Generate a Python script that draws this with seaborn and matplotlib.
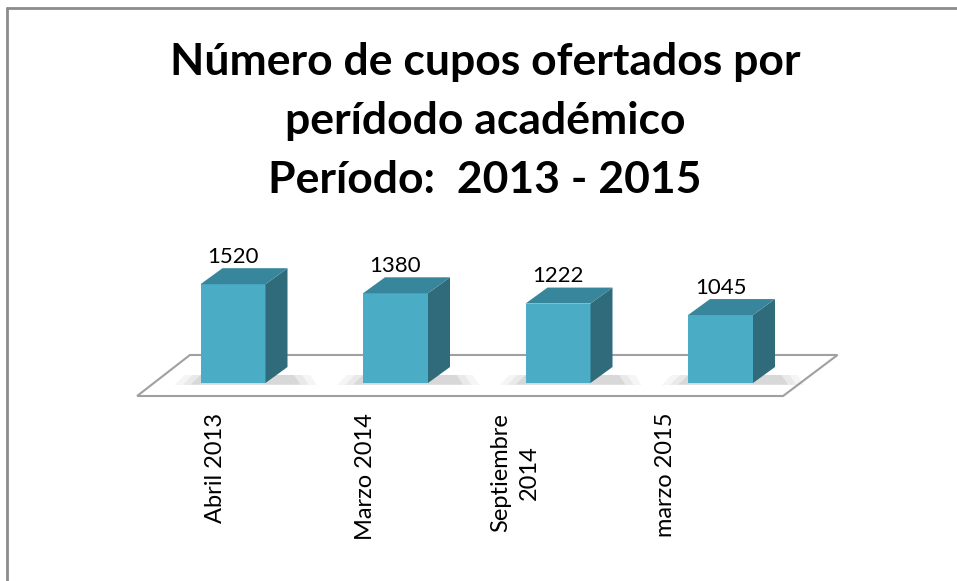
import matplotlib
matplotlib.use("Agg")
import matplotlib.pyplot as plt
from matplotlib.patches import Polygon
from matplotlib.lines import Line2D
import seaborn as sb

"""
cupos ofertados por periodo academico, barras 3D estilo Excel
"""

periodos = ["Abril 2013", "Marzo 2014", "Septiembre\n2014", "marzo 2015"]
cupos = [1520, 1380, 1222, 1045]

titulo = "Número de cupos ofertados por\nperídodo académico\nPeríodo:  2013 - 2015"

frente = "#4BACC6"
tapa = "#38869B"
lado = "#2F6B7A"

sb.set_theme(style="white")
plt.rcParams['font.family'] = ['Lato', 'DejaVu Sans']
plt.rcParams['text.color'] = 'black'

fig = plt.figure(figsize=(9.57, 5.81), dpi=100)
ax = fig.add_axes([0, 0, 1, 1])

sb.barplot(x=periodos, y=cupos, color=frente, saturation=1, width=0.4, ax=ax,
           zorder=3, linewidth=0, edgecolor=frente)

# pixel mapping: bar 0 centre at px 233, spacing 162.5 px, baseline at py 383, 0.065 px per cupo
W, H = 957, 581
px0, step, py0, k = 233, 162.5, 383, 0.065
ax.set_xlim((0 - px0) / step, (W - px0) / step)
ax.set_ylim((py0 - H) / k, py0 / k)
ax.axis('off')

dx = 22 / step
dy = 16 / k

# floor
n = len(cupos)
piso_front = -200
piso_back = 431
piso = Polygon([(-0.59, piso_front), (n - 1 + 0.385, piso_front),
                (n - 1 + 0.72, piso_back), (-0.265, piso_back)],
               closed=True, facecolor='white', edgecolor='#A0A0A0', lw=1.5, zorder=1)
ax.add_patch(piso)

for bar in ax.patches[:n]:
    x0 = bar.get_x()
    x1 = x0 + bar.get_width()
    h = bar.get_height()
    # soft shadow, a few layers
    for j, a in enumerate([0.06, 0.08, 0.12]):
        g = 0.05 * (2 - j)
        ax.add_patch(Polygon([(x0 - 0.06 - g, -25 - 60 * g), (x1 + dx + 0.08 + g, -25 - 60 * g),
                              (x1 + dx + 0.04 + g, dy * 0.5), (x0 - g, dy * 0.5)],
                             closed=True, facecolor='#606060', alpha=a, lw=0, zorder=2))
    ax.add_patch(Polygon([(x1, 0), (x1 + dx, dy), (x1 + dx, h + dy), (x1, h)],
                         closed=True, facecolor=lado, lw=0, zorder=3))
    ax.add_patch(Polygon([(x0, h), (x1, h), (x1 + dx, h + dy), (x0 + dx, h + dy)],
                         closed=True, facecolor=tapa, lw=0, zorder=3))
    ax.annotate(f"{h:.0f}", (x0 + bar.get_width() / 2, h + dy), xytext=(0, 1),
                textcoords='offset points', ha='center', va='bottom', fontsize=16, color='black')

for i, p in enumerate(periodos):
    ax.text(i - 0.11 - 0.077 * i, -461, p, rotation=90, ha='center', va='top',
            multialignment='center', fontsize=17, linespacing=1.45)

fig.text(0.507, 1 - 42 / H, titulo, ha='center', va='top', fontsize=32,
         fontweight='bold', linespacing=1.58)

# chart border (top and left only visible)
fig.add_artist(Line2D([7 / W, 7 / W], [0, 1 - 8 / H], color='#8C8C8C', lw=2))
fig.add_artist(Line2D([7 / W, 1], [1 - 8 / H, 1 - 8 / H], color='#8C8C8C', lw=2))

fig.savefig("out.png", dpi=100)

**PROBLEM REQUIREMENTS**: Repeat the listing above up to and including the line with "plt.rcParams['text.color'] = 'black'", starting from its first line. Drop any pictures.

**TASK SOLUTION**:
Generate a Python script that draws this with seaborn and matplotlib.
import matplotlib
matplotlib.use("Agg")
import matplotlib.pyplot as plt
from matplotlib.patches import Polygon
from matplotlib.lines import Line2D
import seaborn as sb

"""
cupos ofertados por periodo academico, barras 3D estilo Excel
"""

periodos = ["Abril 2013", "Marzo 2014", "Septiembre\n2014", "marzo 2015"]
cupos = [1520, 1380, 1222, 1045]

titulo = "Número de cupos ofertados por\nperídodo académico\nPeríodo:  2013 - 2015"

frente = "#4BACC6"
tapa = "#38869B"
lado = "#2F6B7A"

sb.set_theme(style="white")
plt.rcParams['font.family'] = ['Lato', 'DejaVu Sans']
plt.rcParams['text.color'] = 'black'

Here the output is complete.